Which student did better? The one in the top 25% of the class with a “C”, or the one who got an “A” and is in the bottom half? Obviously, the outcome is more important than the rank. Student #5 in Example 1 didn’t have to be in the top 25% to get an “A,” they had to score 90 or better.

Now, let’s look at the NAEP standard for proficient in eighth-grade reading. The cut score is 281, and five states, including Kansas, had state proficiency standards in 2022 that equal or exceed 281. Students do not have to be in the top 25% to be considered proficient; they must have a state score that equates to 281 or higher on NAEP. Conversely, Oklahoma’s state score for proficient translates to Basic on NAEP; that score is in the top 25% of the nation, but it is not proficient.

Kansas didn’t have to be in the top 25% to be proficient on NAEP, as KASB claimed. It’s the score that matters, like getting at least a 90 to receive an “A.”

Most states have relatively low proficiency standards compared to NAEP; in the eighth-grade chart above, proficiency in Iowa and Virginia equates to Below Basic on NAEP. It’s because Iowa and Virginia have exceptionally low proficiency standards that their state assessment results reflect proficiency around 80%. Kids in those states are not smarter than in other states; they just have lower standards, like giving an “A” to scores above 60.

Lower proficiency standards on state assessments may make the state school board look better, but it’s a disservice to students. Students need REAL academic gains to be prepared for life after high school. That’s why the Legislature included performance goals in the Blueprint for Literacy passed in 2024, calling on the education system to improve from 33% proficient to 50% proficient by 2033. The State Board of Education and KSDE responded by reducing the proficiency standard to get there almost overnight.

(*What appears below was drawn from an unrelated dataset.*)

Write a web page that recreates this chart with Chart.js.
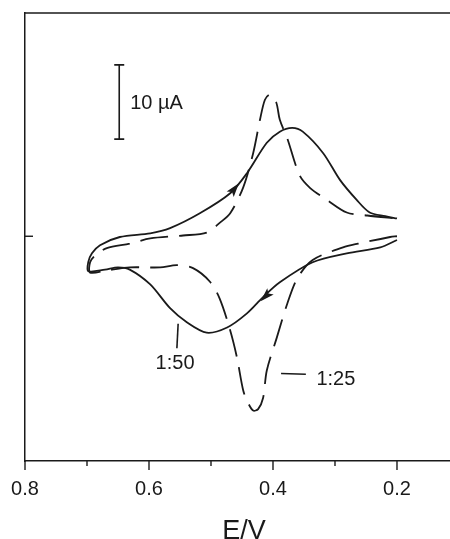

State education officials are determined to have low proficiency standards, but they don’t have the final say. The Kansas Legislature has the legal authority to order the Department of Education to go back to the previous standards and the old assessment test, or to use an independent test like ACT Aspire for the state assessment.

The question each legislator must answer is whether they will intervene and require a return to high standards or do nothing, thereby condoning the new low standards and submitting to the will of KSDE and the State Board of Education.